*Data section:*
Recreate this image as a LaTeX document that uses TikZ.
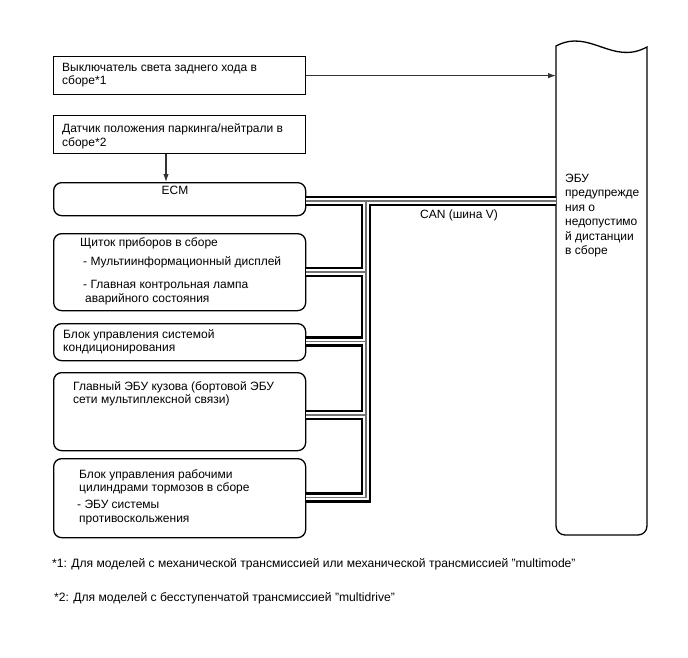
\documentclass[tikz,border=0pt]{standalone}
\usepackage{fontspec}
\setmainfont{Liberation Sans}
\usetikzlibrary{arrows.meta}
\begin{document}
\begin{tikzpicture}[x=1bp,y=-1bp,
  box/.style={draw, line width=1.3bp, anchor=north west, inner sep=0pt, minimum width=252bp},
  rbox/.style={box, rounded corners=8bp},
  txt/.style={anchor=base west, inner sep=0pt, font=\fontsize{12bp}{14bp}\selectfont},
  foot/.style={anchor=base west, inner sep=0pt, font=\fontsize{12.1bp}{14bp}\selectfont},
  arr/.style={line width=1.1bp, black!80, -{Latex[length=8bp,width=5.5bp]}}
]
\useasboundingbox[fill=white] (0,0) rectangle (688,658);

% boxes
\node[box, minimum height=38bp] (b1) at (53,56) {};
\node[box, minimum height=38bp] (b2) at (53,115) {};
\node[rbox, minimum height=33bp] (ecm) at (53,182) {};
\node[rbox, minimum height=77bp] (sh) at (53,233) {};
\node[rbox, minimum height=37bp] (ac) at (53,323) {};
\node[rbox, minimum height=78bp] (bd) at (53,372) {};
\node[rbox, minimum height=79bp] (br) at (53,458) {};
\node[anchor=north west, inner sep=0pt, minimum width=91bp, minimum height=489bp] (ecu) at (556,46) {};

% ECU shape
\draw[line width=1.3bp] (647,47) [rounded corners=9bp] -- (647,535) -- (556,535) [sharp corners] -- (556,46) .. controls (590,28) and (612,66) .. (647,47) -- cycle;

% texts
\node[txt] (t1a) at (62,71.5) {Выключатель света заднего хода в};
\node[txt] (t1b) at (62,85) {сборе*1};
\node[txt] (t2a) at (62,132.5) {Датчик положения паркинга/нейтрали в};
\node[txt] (t2b) at (62,146) {сборе*2};
\node[txt, anchor=base] (tecm) at (175,194) {ECM};
\node[txt] (t3a) at (80,246.5) {Щиток приборов в сборе};
\node[txt] (t3b) at (83,265) {- Мультиинформационный дисплей};
\node[txt] (t3c) at (83,288) {- Главная контрольная лампа};
\node[txt] (t3d) at (85,302) {аварийного состояния};
\node[txt] (t4a) at (63,338) {Блок управления системой};
\node[txt] (t4b) at (63,351.5) {кондиционирования};
\node[txt] (t5a) at (73,390) {Главный ЭБУ кузова (бортовой ЭБУ};
\node[txt] (t5b) at (73,403.5) {сети мультиплексной связи)};
\node[txt] (t6a) at (79,478) {Блок управления рабочими};
\node[txt] (t6b) at (79,491.5) {цилиндрами тормозов в сборе};
\node[txt] (t6c) at (77,508) {- ЭБУ системы};
\node[txt] (t6d) at (79,522) {противоскольжения};
\node[txt, align=left, anchor=north west, font=\fontsize{12bp}{14.4bp}\selectfont] (tecu) at (565,174) {ЭБУ\\предупрежде\\ния о\\недопустимо\\й дистанции\\в сборе};
\node[txt] (tcan) at (420,218) {CAN (шина V)};
\node[foot] (f1) at (52,567.5) {*1: Для моделей с механической трансмиссией или механической трансмиссией "multimode"};
\node[foot] (f2) at (54,601) {*2: Для моделей с бесступенчатой трансмиссией "multidrive"};

% arrows
\draw[arr] (b1.east) -- (b1.east -| ecu.west);
\draw[arr] ([xshift=113bp]b2.south west) -- ([xshift=113bp]ecm.north west);

% bus
\coordinate (j0) at (366,201);
\coordinate (j1) at (366,272);
\coordinate (j2) at (366,341.5);
\coordinate (j3) at (366,415);
\coordinate (j4) at (366,497.5);
\foreach \w/\c in {10.5/black, 5.6/white, 1.2/black!55} {
  \draw[line width=\w bp, \c, line join=miter] (ecm.east |- j0) -- (j0 -| ecu.west);
  \draw[line width=\w bp, \c, line join=miter] (j0) -- (j4) -- (br.east |- j4);
  \draw[line width=\w bp, \c] (sh.east |- j1) -- (j1);
  \draw[line width=\w bp, \c] (ac.east |- j2) -- (j2);
  \draw[line width=\w bp, \c] (bd.east |- j3) -- (j3);
}
\end{tikzpicture}
\end{document}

*Problem details:* Omitting all images, print the listing exactly.

*Answer to the exercise:*
Recreate this image as a LaTeX document that uses TikZ.
\documentclass[tikz,border=0pt]{standalone}
\usepackage{fontspec}
\setmainfont{Liberation Sans}
\usetikzlibrary{arrows.meta}
\begin{document}
\begin{tikzpicture}[x=1bp,y=-1bp,
  box/.style={draw, line width=1.3bp, anchor=north west, inner sep=0pt, minimum width=252bp},
  rbox/.style={box, rounded corners=8bp},
  txt/.style={anchor=base west, inner sep=0pt, font=\fontsize{12bp}{14bp}\selectfont},
  foot/.style={anchor=base west, inner sep=0pt, font=\fontsize{12.1bp}{14bp}\selectfont},
  arr/.style={line width=1.1bp, black!80, -{Latex[length=8bp,width=5.5bp]}}
]
\useasboundingbox[fill=white] (0,0) rectangle (688,658);

% boxes
\node[box, minimum height=38bp] (b1) at (53,56) {};
\node[box, minimum height=38bp] (b2) at (53,115) {};
\node[rbox, minimum height=33bp] (ecm) at (53,182) {};
\node[rbox, minimum height=77bp] (sh) at (53,233) {};
\node[rbox, minimum height=37bp] (ac) at (53,323) {};
\node[rbox, minimum height=78bp] (bd) at (53,372) {};
\node[rbox, minimum height=79bp] (br) at (53,458) {};
\node[anchor=north west, inner sep=0pt, minimum width=91bp, minimum height=489bp] (ecu) at (556,46) {};

% ECU shape
\draw[line width=1.3bp] (647,47) [rounded corners=9bp] -- (647,535) -- (556,535) [sharp corners] -- (556,46) .. controls (590,28) and (612,66) .. (647,47) -- cycle;

% texts
\node[txt] (t1a) at (62,71.5) {Выключатель света заднего хода в};
\node[txt] (t1b) at (62,85) {сборе*1};
\node[txt] (t2a) at (62,132.5) {Датчик положения паркинга/нейтрали в};
\node[txt] (t2b) at (62,146) {сборе*2};
\node[txt, anchor=base] (tecm) at (175,194) {ECM};
\node[txt] (t3a) at (80,246.5) {Щиток приборов в сборе};
\node[txt] (t3b) at (83,265) {- Мультиинформационный дисплей};
\node[txt] (t3c) at (83,288) {- Главная контрольная лампа};
\node[txt] (t3d) at (85,302) {аварийного состояния};
\node[txt] (t4a) at (63,338) {Блок управления системой};
\node[txt] (t4b) at (63,351.5) {кондиционирования};
\node[txt] (t5a) at (73,390) {Главный ЭБУ кузова (бортовой ЭБУ};
\node[txt] (t5b) at (73,403.5) {сети мультиплексной связи)};
\node[txt] (t6a) at (79,478) {Блок управления рабочими};
\node[txt] (t6b) at (79,491.5) {цилиндрами тормозов в сборе};
\node[txt] (t6c) at (77,508) {- ЭБУ системы};
\node[txt] (t6d) at (79,522) {противоскольжения};
\node[txt, align=left, anchor=north west, font=\fontsize{12bp}{14.4bp}\selectfont] (tecu) at (565,174) {ЭБУ\\предупрежде\\ния о\\недопустимо\\й дистанции\\в сборе};
\node[txt] (tcan) at (420,218) {CAN (шина V)};
\node[foot] (f1) at (52,567.5) {*1: Для моделей с механической трансмиссией или механической трансмиссией "multimode"};
\node[foot] (f2) at (54,601) {*2: Для моделей с бесступенчатой трансмиссией "multidrive"};

% arrows
\draw[arr] (b1.east) -- (b1.east -| ecu.west);
\draw[arr] ([xshift=113bp]b2.south west) -- ([xshift=113bp]ecm.north west);

% bus
\coordinate (j0) at (366,201);
\coordinate (j1) at (366,272);
\coordinate (j2) at (366,341.5);
\coordinate (j3) at (366,415);
\coordinate (j4) at (366,497.5);
\foreach \w/\c in {10.5/black, 5.6/white, 1.2/black!55} {
  \draw[line width=\w bp, \c, line join=miter] (ecm.east |- j0) -- (j0 -| ecu.west);
  \draw[line width=\w bp, \c, line join=miter] (j0) -- (j4) -- (br.east |- j4);
  \draw[line width=\w bp, \c] (sh.east |- j1) -- (j1);
  \draw[line width=\w bp, \c] (ac.east |- j2) -- (j2);
  \draw[line width=\w bp, \c] (bd.east |- j3) -- (j3);
}
\end{tikzpicture}
\end{document}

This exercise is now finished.